7. Silhouette (Marvel)
Silhouette Chord, or simply Silhouette, is a superheroine who first appeared in Marvel Comics in 1990. She is a powerful mutant who has magical powers gained from her mother’s bloodline.
Silhouette manipulates Darkforce, which allows her to teleport, cloak her presence, and more. She was part of big events in the comics, including Civil War, as a member of Captain America’s Secret Avengers. Silhouette was also part of the New Warriors. Moreover, Silhouette is significant for comics in another way as well – she is paraplegic, having been paralyzed from the waist down, but that still didn’t stop her from being a superhero.
6. Skyrocket (DC)
Lt. Celia Forrestal was part of the U.S. Navy for a very long time. She was a qualified Navy Aviator, but her career was stale and slow because of her race and gender. That changed when her parents developed Agro Harness, a powerful suit that could reach a high potential of destruction.
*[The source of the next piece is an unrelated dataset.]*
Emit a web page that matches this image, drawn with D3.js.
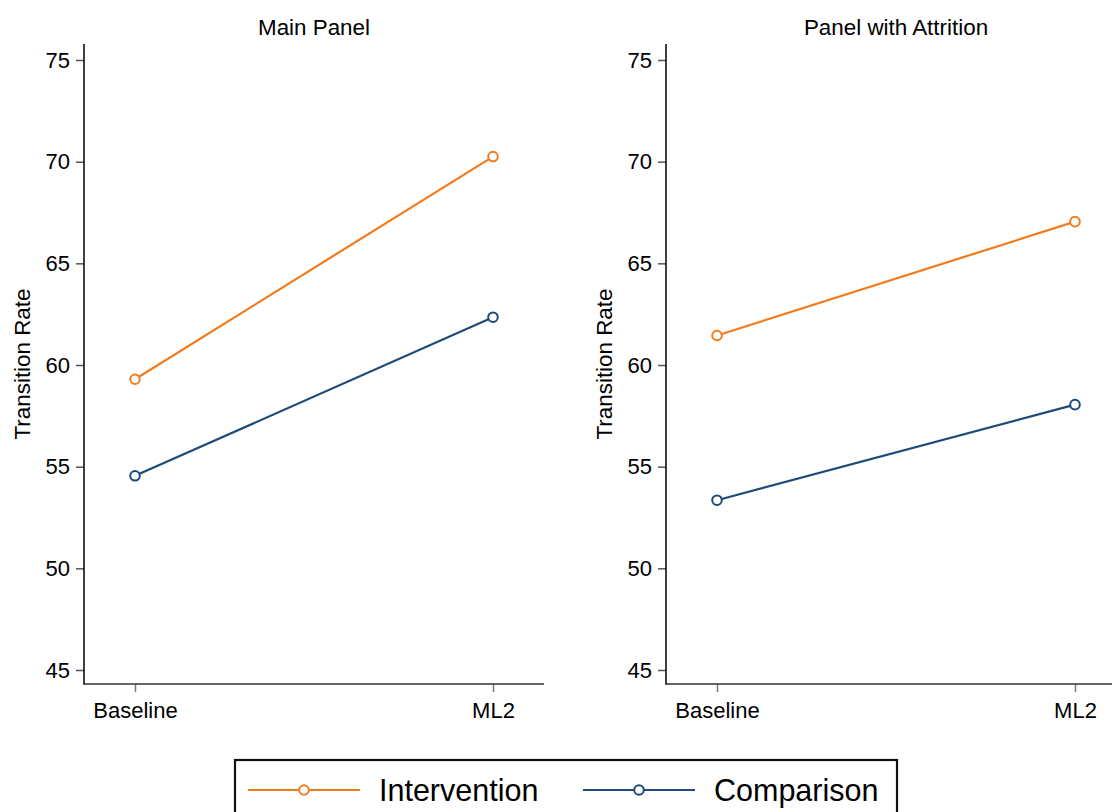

The armor lured terrorists her way, which caused her parents to die. After capturing the terrorists, Celia met with Hal Jordan, who supported her decision to fight crime – she eventually became a superhero named Skyrocket.
5. Amanda Waller (DC)
Amanda Waller is one of the most iconic female characters in comic book history. Most fans know her as a director of the government agency A.R.G.U.S., and a leader of Task Force X, better known as Suicide Squad.
Amanda Waller was one of the first antiheroes of DC comics, and despite not having any powers, she is a powerful and influential individual. Amanda Waller might not be a typical superhero, but she is a powerful woman who steers the world into “safer waters” with her influence.
4. Ladyhawk (Marvel)
This next character has an interesting concept as well. Lady Hawk is a superheroine that is actually two people. Specifically, twin sisters Rossetta and Regina Morgan act under one superhero alias, Ladyhawk. They are from the alternate universe of Earth-982, where Spider-Girl and Fantastic Five are prominent superheroes of New York.
Ladyhawk was part of the New Warriors team that included Spider-Girl, Buzz, Darkdevil, and Raptor and was an important piece in stopping Loki.
3. Martha Washington (Dark Horse Comics)
We move away from DC and Marvel and present you with Martha Washington, a fictional character from the comic book series called Give Me Liberty, published by Dark Horse Comics. She is far from your usual superheroine but no less important. Martha is a computer genius and hacker who uses her abilities to save the world from evil forces.
She is a unique and inspirational character whose story can be read in four-issue comic book series, which Frank Miller and Dave Gibbons created. Martha Washington is an inspiration and deserves to be part of these lists all the time.
2. Natasha Irons (DC)
Natasha Irons is a superheroine from DC comics and the daughter of another superhero, Steel. She is a young technological genius from Metropolis who followed her father’s footsteps and became a new Steel.
Natasha Irons was part of multiple superhero groups, including the second incarnation of Titans, The Authority, and was even given the responsibility of protecting Metropolis during Superman’s absence. Her role in freeing the people of Warworld from the new Mongul.
1. Debrii (Marvel)
Deborah Fields, or simply Debrii, is a superheroine from Marvel comics. Her character first appeared in the New Warriors comic book issue in 2005 and has been part of major comic book events like the Civil War since then.
Debrii was one of the superheroes who avoided getting killed at the beginning of the comic book issue. Debrii eventually joined Captain America and his Secret Avengers, and her telekinesis powers helped Steve Rogers and his allies to fight the opposing superheroes, once allies.